The Netherlands is a unique place in the world to learn from NBS. About one-third of the country lies below sea level and there are emblematic examples to share along its coastline, its freshwater bodies, and cities. The extreme situations in 1993 and 1995, when more than 200,000 people evacuated, were drivers to increase the country's understanding of how to build with nature instead of fighting against it. With the aim to explore NBS projects in a real-world setting, representatives from Argentina, Bangladesh, Chile, Egypt, and Vietnam traveled to the Netherlands, with support of the World Bank.
The focus of the trip was to learn about flood risks reduction, droughts’ impacts mitigation, restoration of ecosystems and how to optimize the broad range of benefits of NBS in urban and rural contexts. A common thread woven throughout the narrative shared by Dutch experts is the use of six NBS enablers to facilitate, optimize, and scale-up implementation of NBS through green interventions and a “building with nature” approach.

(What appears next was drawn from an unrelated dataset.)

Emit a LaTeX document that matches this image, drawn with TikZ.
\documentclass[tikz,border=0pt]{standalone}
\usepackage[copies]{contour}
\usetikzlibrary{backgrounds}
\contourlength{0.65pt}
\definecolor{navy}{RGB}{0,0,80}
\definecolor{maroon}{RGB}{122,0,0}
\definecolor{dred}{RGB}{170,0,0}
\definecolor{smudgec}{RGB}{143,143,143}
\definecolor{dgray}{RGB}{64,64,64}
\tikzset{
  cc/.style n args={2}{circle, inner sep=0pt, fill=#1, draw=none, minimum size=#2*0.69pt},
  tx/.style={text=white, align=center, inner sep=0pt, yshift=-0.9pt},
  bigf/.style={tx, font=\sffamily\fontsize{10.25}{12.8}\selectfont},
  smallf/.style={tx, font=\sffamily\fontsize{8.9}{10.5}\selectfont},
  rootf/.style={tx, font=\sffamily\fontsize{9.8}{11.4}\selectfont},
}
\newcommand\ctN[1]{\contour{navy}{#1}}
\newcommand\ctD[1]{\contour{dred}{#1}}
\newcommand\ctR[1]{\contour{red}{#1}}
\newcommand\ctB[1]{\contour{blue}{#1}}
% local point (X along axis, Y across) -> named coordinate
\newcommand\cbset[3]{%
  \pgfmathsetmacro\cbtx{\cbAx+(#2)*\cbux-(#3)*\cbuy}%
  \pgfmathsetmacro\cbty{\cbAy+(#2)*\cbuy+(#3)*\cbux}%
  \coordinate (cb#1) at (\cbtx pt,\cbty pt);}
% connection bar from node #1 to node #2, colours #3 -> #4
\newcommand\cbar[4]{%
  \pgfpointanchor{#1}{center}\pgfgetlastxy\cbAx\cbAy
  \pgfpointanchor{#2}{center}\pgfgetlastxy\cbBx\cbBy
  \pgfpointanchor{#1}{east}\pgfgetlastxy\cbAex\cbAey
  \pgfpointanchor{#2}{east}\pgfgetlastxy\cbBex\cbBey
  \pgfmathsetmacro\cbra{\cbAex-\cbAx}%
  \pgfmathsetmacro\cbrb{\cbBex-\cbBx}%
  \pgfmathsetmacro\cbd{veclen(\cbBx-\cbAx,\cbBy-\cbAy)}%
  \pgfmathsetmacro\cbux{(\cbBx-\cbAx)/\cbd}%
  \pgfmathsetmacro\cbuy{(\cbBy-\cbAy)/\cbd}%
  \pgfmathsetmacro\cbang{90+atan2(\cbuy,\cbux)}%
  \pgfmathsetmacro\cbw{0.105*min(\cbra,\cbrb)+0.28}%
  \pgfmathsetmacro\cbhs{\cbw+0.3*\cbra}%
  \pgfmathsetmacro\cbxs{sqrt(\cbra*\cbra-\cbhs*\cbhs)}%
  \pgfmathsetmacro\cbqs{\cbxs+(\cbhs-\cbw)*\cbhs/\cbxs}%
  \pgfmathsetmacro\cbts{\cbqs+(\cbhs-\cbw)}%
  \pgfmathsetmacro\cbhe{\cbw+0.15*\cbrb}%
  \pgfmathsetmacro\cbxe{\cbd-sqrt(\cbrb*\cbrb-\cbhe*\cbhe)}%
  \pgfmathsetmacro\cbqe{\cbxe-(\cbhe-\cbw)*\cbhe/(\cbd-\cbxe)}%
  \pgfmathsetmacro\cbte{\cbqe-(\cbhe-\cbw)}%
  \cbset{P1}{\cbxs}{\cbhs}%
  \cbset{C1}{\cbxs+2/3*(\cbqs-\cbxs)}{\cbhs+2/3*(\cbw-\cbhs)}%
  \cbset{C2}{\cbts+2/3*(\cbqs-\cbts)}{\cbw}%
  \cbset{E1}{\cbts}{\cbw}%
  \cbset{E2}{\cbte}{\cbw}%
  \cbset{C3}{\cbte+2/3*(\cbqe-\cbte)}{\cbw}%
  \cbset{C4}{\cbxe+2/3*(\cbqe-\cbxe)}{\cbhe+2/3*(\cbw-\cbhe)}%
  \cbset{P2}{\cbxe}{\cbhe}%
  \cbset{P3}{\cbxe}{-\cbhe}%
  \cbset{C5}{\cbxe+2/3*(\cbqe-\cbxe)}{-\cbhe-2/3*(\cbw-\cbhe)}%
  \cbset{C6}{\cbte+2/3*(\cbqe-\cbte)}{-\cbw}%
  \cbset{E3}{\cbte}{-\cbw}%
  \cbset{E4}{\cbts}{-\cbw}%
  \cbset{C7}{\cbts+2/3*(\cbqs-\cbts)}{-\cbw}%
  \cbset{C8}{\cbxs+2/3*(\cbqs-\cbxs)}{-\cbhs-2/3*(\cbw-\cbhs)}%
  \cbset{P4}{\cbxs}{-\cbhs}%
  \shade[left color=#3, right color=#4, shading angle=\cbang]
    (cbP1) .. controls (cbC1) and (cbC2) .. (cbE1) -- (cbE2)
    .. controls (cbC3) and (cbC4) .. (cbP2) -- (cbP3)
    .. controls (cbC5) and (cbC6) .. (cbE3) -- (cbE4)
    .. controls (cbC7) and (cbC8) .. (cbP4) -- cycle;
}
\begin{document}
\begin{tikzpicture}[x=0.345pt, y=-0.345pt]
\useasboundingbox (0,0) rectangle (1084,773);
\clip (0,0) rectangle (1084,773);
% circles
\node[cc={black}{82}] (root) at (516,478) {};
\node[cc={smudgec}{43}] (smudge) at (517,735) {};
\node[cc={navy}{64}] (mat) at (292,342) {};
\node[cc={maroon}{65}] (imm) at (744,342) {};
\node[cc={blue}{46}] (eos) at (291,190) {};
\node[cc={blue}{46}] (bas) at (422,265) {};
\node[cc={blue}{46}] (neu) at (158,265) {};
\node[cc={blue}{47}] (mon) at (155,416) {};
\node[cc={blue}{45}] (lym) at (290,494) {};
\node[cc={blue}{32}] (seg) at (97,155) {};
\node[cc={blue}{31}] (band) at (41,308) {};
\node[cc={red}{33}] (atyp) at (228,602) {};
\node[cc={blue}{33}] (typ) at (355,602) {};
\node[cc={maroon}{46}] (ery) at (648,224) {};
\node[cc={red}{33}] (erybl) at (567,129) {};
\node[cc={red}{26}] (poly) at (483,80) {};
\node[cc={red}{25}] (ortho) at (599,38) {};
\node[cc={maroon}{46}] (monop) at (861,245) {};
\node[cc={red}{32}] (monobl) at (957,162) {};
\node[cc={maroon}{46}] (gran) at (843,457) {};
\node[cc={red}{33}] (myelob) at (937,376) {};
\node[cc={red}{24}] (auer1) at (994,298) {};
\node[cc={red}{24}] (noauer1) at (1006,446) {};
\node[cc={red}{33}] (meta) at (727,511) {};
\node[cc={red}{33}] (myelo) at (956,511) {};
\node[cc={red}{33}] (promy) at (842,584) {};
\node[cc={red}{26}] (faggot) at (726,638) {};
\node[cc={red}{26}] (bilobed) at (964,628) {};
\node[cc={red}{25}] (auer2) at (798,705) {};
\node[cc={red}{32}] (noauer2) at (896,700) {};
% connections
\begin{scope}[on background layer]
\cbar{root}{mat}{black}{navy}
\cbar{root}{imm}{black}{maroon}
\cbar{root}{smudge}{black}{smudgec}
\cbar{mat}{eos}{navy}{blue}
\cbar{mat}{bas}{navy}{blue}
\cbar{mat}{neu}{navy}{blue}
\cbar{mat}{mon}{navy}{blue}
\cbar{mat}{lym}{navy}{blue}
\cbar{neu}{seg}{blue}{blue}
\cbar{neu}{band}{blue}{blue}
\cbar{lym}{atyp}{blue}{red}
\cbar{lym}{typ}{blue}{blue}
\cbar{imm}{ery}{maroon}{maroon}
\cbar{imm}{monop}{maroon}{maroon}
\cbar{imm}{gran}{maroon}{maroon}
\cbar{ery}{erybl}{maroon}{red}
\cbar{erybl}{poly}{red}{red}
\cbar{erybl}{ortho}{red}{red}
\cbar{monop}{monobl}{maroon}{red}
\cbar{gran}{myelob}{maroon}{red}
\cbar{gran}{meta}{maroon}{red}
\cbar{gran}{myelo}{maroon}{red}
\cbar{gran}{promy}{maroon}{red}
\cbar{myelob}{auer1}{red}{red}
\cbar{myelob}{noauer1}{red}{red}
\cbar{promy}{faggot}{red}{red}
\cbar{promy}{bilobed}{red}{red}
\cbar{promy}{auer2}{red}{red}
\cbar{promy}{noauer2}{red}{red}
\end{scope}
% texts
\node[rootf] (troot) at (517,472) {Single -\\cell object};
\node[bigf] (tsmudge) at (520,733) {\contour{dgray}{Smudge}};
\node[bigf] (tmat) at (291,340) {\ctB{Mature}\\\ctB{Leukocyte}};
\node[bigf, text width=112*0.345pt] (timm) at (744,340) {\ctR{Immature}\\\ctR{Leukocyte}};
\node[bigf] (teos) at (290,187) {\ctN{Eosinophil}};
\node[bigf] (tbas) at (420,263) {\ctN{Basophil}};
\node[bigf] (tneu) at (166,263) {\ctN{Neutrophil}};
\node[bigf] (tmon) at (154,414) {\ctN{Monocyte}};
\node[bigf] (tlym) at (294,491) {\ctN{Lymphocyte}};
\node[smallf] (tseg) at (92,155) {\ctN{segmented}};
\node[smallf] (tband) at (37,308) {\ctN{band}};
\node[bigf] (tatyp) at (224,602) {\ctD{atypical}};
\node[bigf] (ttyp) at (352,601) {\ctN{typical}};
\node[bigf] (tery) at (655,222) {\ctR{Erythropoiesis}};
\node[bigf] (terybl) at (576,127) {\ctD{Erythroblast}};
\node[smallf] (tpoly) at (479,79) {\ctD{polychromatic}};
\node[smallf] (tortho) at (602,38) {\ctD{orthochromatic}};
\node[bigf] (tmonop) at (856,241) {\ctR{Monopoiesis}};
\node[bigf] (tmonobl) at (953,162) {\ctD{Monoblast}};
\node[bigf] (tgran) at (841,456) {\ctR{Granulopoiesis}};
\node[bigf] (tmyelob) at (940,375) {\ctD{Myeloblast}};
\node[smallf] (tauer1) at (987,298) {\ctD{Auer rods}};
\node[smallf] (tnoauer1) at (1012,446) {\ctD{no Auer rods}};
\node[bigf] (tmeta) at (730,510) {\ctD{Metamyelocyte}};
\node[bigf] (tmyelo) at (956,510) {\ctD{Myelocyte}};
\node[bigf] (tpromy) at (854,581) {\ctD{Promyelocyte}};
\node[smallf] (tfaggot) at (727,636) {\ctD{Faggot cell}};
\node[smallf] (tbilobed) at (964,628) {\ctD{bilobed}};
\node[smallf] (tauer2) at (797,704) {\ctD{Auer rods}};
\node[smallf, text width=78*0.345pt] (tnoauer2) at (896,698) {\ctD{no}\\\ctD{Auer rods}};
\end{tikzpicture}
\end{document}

These enablers are well covered by the work of the Global Program on Nature Based Solutions for Resilience financed by GFDRR and GWSP and knowledge products shared by the World Bank team including the reports on Integrating Green and Grey Infrastructure, Natural Storage, NBS in Cities, and how to assess costs and benefits of NBS.
In the Netherlands, the importance of these enablers could be witnessed visiting four emblematic examples:
1. Sand Motor, located along the coast of The Hague’s Kijkduin. While traditional and frequent sand suppletion to maintain the coastline is costly and has negative environmental impacts the Sand Motor uses natural processes creating new habitats and opportunities for recreation and economic development. Instead of frequent sand suppletion along the coast, a large volume of offshore sand was deposited at Kijkduin and wind, waves, and tidal movement naturally distribute the sand, mainly in northern direction, which helps achieving the flood risk level established by law.

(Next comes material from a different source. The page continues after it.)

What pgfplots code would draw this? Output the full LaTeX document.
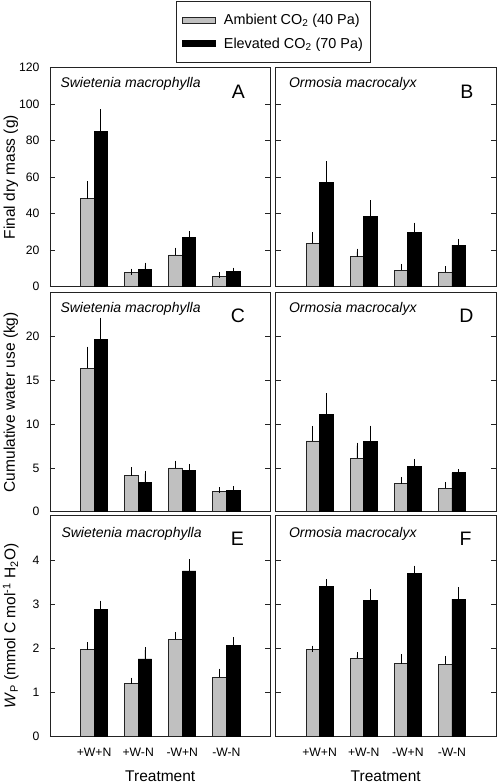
\documentclass[border=0pt]{standalone}
\usepackage{fontspec}
\setmainfont{Liberation Sans}
\usepackage{pgfplots}
\pgfplotsset{compat=1.18}
\definecolor{barg}{RGB}{192,192,192}
\definecolor{edgec}{RGB}{35,35,35}

\tikzset{
 spec/.style={anchor=base west, font=\fontsize{14}{16}\selectfont\itshape},
 letter/.style={anchor=base east, font=\fontsize{19.5}{21}\selectfont},
}
\pgfplotsset{
 panel/.style={
  scale only axis, width=220.5pt,
  xmin=0, xmax=5, ymin=0,
  axis line style={line width=0.9pt, draw=edgec},
  tick align=inside, ytick pos=both, yticklabel pos=left,
  major tick length=5.5pt,
  tick style={line width=0.8pt, color=edgec},
  xtick={1,2,3,4}, xtick style={draw=none},
  xticklabels={},
  ybar=0pt, bar width=13.5pt,
  tick label style={font=\fontsize{12.2}{14}\selectfont},
  yticklabel style={xshift=-7pt},
  xticklabel style={yshift=-2pt},
  /pgf/number format/assume math mode=true,
  label style={font=\fontsize{15.5}{18}\selectfont},
  ylabel style={at={(axis description cs:-0.178,0.5)}, anchor=center},
  xlabel style={at={(axis description cs:0.5,-0.178)}, anchor=center},
  error bars/y dir=plus, error bars/y explicit,
  error bars/error bar style={line width=0.8pt, black},
  error bars/error mark options={line width=0.8pt, black, mark size=3pt},
 },
 amb/.style={fill=barg, draw=edgec, line width=0.8pt},
 ele/.style={fill=black, draw=black, line width=0.8pt},
 bottomx/.style={xticklabels={+W+N,+W-N,-W+N,-W-N}, xlabel={Treatment}},
}

\begin{document}
\begin{tikzpicture}
\useasboundingbox (0,0) rectangle (498pt,-784pt);

% ---------- A ----------
\begin{axis}[panel, at={(50pt,-67.7pt)}, anchor=north west, height=219pt,
  ymax=120, ytick={0,20,...,120}, ylabel={Final dry mass (g)},
  legend image code/.code={\draw[#1] (0pt,-3pt) rectangle (33pt,3pt);},
  legend style={at={(1.0136,1.3046)}, anchor=north, draw=edgec, line width=0.8pt,
    font=\fontsize{14.4}{16}\selectfont, inner xsep=6pt, inner ysep=11pt,
    row sep=7.5pt, legend cell align=left,
    /tikz/every odd column/.append style={column sep=6pt}},
  ]
\addplot[amb] coordinates {(1,48.2) +- (0,7.9) (2,7.7) +- (0,0.6) (3,17.4) +- (0,2.3) (4,5.7) +- (0,0.5)};
\addlegendentry{Ambient CO\textsubscript{2} (40 Pa)}
\addplot[ele] coordinates {(1,85.3) +- (0,10.4) (2,9.5) +- (0,2.0) (3,26.8) +- (0,1.9) (4,8.2) +- (0,0.6)};
\addlegendentry{Elevated CO\textsubscript{2} (70 Pa)}
\node[spec] at (rel axis cs:0,1) [xshift=7pt, yshift=-20pt] {Swietenia macrophylla};
\node[letter] at (rel axis cs:1,1) [xshift=-22pt, yshift=-30.5pt] {A};
\end{axis}

% ---------- B ----------
\begin{axis}[panel, at={(275.5pt,-67.7pt)}, anchor=north west, height=219pt,
  ymax=120, ytick={0,20,...,120}, yticklabels={}]
\addplot[amb] coordinates {(1,23.9) +- (0,4.2) (2,16.4) +- (0,2.8) (3,8.9) +- (0,1.9) (4,8.0) +- (0,1.5)};
\addplot[ele] coordinates {(1,57.2) +- (0,9.8) (2,38.5) +- (0,7.3) (3,29.8) +- (0,3.6) (4,22.8) +- (0,1.7)};
\node[spec] at (rel axis cs:0,1) [xshift=10pt, yshift=-20pt] {Ormosia macrocalyx};
\node[letter] at (rel axis cs:1,1) [xshift=-19pt, yshift=-30.5pt] {B};
\end{axis}

% ---------- C ----------
\begin{axis}[panel, at={(50pt,-292.7pt)}, anchor=north west, height=219pt,
  ymax=25, ytick={0,5,10,15,20}, ylabel={Cumulative water use (kg)}]
\addplot[amb] coordinates {(1,16.4) +- (0,2.1) (2,4.1) +- (0,0.65) (3,5.0) +- (0,0.5) (4,2.31) +- (0,0.12)};
\addplot[ele] coordinates {(1,19.7) +- (0,2.1) (2,3.38) +- (0,0.95) (3,4.7) +- (0,0.42) (4,2.47) +- (0,0.11)};
\node[spec] at (rel axis cs:0,1) [xshift=7pt, yshift=-20pt] {Swietenia macrophylla};
\node[letter] at (rel axis cs:1,1) [xshift=-22pt, yshift=-29.5pt] {C};
\end{axis}

% ---------- D ----------
\begin{axis}[panel, at={(275.5pt,-292.7pt)}, anchor=north west, height=219pt,
  ymax=25, ytick={0,5,10,15,20}, yticklabels={}]
\addplot[amb] coordinates {(1,8.08) +- (0,1.37) (2,6.1) +- (0,1.45) (3,3.19) +- (0,0.42) (4,2.69) +- (0,0.38)};
\addplot[ele] coordinates {(1,11.1) +- (0,2.1) (2,7.97) +- (0,1.52) (3,5.12) +- (0,0.57) (4,4.44) +- (0,0.08)};
\node[spec] at (rel axis cs:0,1) [xshift=10pt, yshift=-20pt] {Ormosia macrocalyx};
\node[letter] at (rel axis cs:1,1) [xshift=-19pt, yshift=-29.5pt] {D};
\end{axis}

% ---------- E ----------
\begin{axis}[panel, bottomx, at={(50pt,-515.7pt)}, anchor=north west, height=221pt,
  ymax=5, ytick={0,1,2,3,4},
  ylabel={\textit{W}\textsubscript{P} (mmol C mol\textsuperscript{-1} H\textsubscript{2}O)}]
\addplot[amb] coordinates {(1,1.97) +- (0,0.1) (2,1.2) +- (0,0.07) (3,2.2) +- (0,0.09) (4,1.34) +- (0,0.13)};
\addplot[ele] coordinates {(1,2.88) +- (0,0.13) (2,1.76) +- (0,0.2) (3,3.75) +- (0,0.2) (4,2.06) +- (0,0.12)};
\node[spec] at (rel axis cs:0,1) [xshift=8pt, yshift=-22pt] {Swietenia macrophylla};
\node[letter] at (rel axis cs:1,1) [xshift=-23pt, yshift=-29.5pt] {E};
\end{axis}

% ---------- F ----------
\begin{axis}[panel, bottomx, at={(275.5pt,-515.7pt)}, anchor=north west, height=221pt,
  ymax=5, ytick={0,1,2,3,4}, yticklabels={}]
\addplot[amb] coordinates {(1,1.97) +- (0,0.02) (2,1.77) +- (0,0.07) (3,1.65) +- (0,0.15) (4,1.64) +- (0,0.12)};
\addplot[ele] coordinates {(1,3.40) +- (0,0.1) (2,3.09) +- (0,0.18) (3,3.70) +- (0,0.1) (4,3.11) +- (0,0.2)};
\node[spec] at (rel axis cs:0,1) [xshift=10pt, yshift=-22pt] {Ormosia macrocalyx};
\node[letter] at (rel axis cs:1,1) [xshift=-21pt, yshift=-29.5pt] {F};
\end{axis}
\end{tikzpicture}
\end{document}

The NBS enabler Technology and System knowledge, which refers to deep understanding of the physical, environmental, and social context, allows for successful implementation while Management, Monitoring and Maintenance improves the sustainability of the interventions.
2. The Marker Wadden allow people living in one of the most densely populated regions in the Netherlands to enjoy and be inspired by nature. The intervention is Managed, Monitored and Maintained to enhance biodiversity and improve ecosystem services for ecological quality and recreation while it improves water quality in one of the largest freshwater bodies of the country.

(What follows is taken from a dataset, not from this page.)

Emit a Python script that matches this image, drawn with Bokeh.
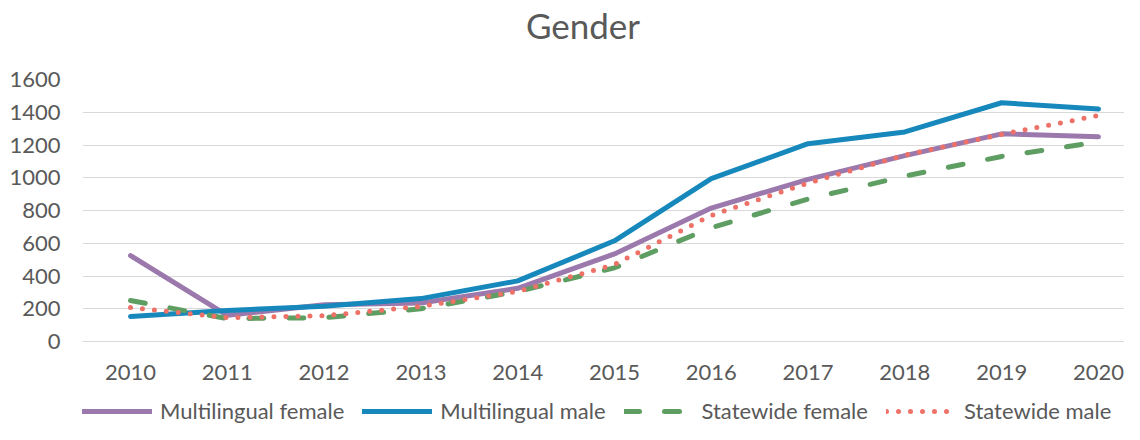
from bokeh.plotting import figure
from bokeh.models import Range1d, FixedTicker, Legend, LegendItem, Div
from bokeh.layouts import column
from bokeh.embed import file_html
from bokeh.resources import INLINE

years = [2010, 2011, 2012, 2013, 2014, 2015, 2016, 2017, 2018, 2019, 2020]
ml_female = [525, 160, 225, 235, 325, 535, 815, 990, 1135, 1268, 1250]
ml_male = [153, 190, 215, 262, 370, 615, 995, 1208, 1280, 1458, 1420]
sw_female = [250, 140, 145, 200, 305, 450, 695, 870, 1010, 1130, 1218]
sw_male = [208, 145, 157, 215, 305, 470, 770, 968, 1138, 1265, 1380]
y_ticks = [0, 200, 400, 600, 800, 1000, 1200, 1400, 1600]
series_names = ["Multilingual female", "Multilingual male", "Statewide female", "Statewide male"]

FONT = "Lato"
GREY = "#595959"
styles = [
    dict(line_color="#9C79AC", line_width=5, line_join="round", line_cap="round"),
    dict(line_color="#1688BC", line_width=5, line_join="round", line_cap="round"),
    dict(line_color="#5F9E62", line_width=5, line_join="round", line_cap="round", line_dash="15 25"),
    dict(line_color="#EE7168", line_width=5, line_join="round", line_cap="round", line_dash="0 12"),
]
series = [ml_female, ml_male, sw_female, sw_male]

title = Div(text="Gender", width=1124, height=50, margin=0,
            styles={"text-align": "center", "font-size": "35px", "font-family": "Lato",
                    "color": GREY, "line-height": "50px", "width": "1124px",
                    "padding-left": "42px", "box-sizing": "border-box"})

p = figure(width=1124, height=344, output_backend="svg", toolbar_location=None, title=None,
           x_range=Range1d(2009.504, 2020.269), y_range=Range1d(0, 1600),
           min_border_left=82, min_border_right=0, min_border_top=29, min_border_bottom=53)
p.outline_line_color = None
p.xgrid.grid_line_color = None
p.ygrid.grid_line_color = "#D9D9D9"
p.ygrid.grid_line_width = 1.2
p.yaxis.ticker = FixedTicker(ticks=y_ticks)
p.xaxis.ticker = FixedTicker(ticks=years)
for ax in (p.xaxis[0], p.yaxis[0]):
    ax.major_tick_line_color = None
    ax.minor_tick_line_color = None
    ax.major_label_text_font = FONT
    ax.major_label_text_font_size = "22px"
    ax.major_label_text_color = GREY
p.yaxis.axis_line_color = None
p.xaxis.axis_line_color = "#D9D9D9"
p.xaxis.axis_line_width = 1.2
p.xaxis.major_label_standoff = 17
p.yaxis.major_label_standoff = 16

for vals, st in zip(series, styles):
    p.line(years, vals, **st)

# legend strip below the chart (its lines lie outside its visible range)
pl = figure(width=1124, height=30, output_backend="svg", toolbar_location=None, title=None,
            x_range=Range1d(2009.504, 2020.269), y_range=Range1d(-2000, -1900),
            x_axis_type=None, y_axis_type=None,
            min_border_left=82, min_border_right=0, min_border_top=0, min_border_bottom=0)
pl.outline_line_color = None
pl.xgrid.grid_line_color = None
pl.ygrid.grid_line_color = None
items = []
for name, vals, st in zip(series_names, series, styles):
    r = pl.line(years, vals, **st)
    items.append(LegendItem(label=name, renderers=[r]))
legend = Legend(items=items, orientation="horizontal", location=(0, 0), padding=0, margin=0,
                spacing=18, glyph_width=70, glyph_height=20, label_standoff=8, label_height=20,
                label_text_font=FONT, label_text_font_size="22px", label_text_color=GREY,
                background_fill_alpha=0, border_line_color=None)
pl.add_layout(legend, "center")

layout = column(title, p, pl, spacing=0)
open("out.html", "w").write(file_html(layout, INLINE))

It has proven to be a good example of the enabler Multi-stakeholder Approach. The Business Case for this project is unique in that an NGO alongside private sector, and local and national governments contributed to financing the investment. Consultancies and construction firms were challenged through a Design & Build approach to apply their most innovative expertise leading to a pioneering approach. The NGO (Natuur Monumenten) led the implementation of this NBS, realizing a long-standing goal to increase the natural value of one of the Marker Lake. Rental revenues from a limited number of cabins for tourists on the islands cover maintenance costs.
3.Green infrastructure improves the urban environment reducing flood risks and the heat island effect while increasing property value and green areas for people to recreate.
4.This approach also creates opportunities for multifunctional use, attracting different types of investors and presenting a compelling Business Case. Institutional embedding has been fundamental for the success of the Noordwaard as multiple authorities at the local, provincial, national levels, as well as the water board, have partially overlapping responsibilities and mandates. A precondition for success is transparency, coordination, and collaboration.
The sixth enabler concerning Capacity Building is what allows the Dutch water sector to evolve and improve. Increasing awareness, enhancing system knowledge, working with stakeholders across sectors, and strengthening business cases are needed to adapt to climate change, gradually where possible and transformative when needed.
For the delegates and Bank colleagues, the study tour resulted in many lessons learned on how to plan, finance, implement, monitor, and evaluate NBS and how cross-sectoral stakeholder participation leads to optimization of additional benefits. Ideas on how to prepare business cases were well received even though in most cases flood risk management is still financed mainly by public funds. This inspirational journey has been very effective to further build the delegation’s capacity taking home new ideas for NBS to adopt and to adapt to the institutional, social, legal, financial, and physical context in their countries.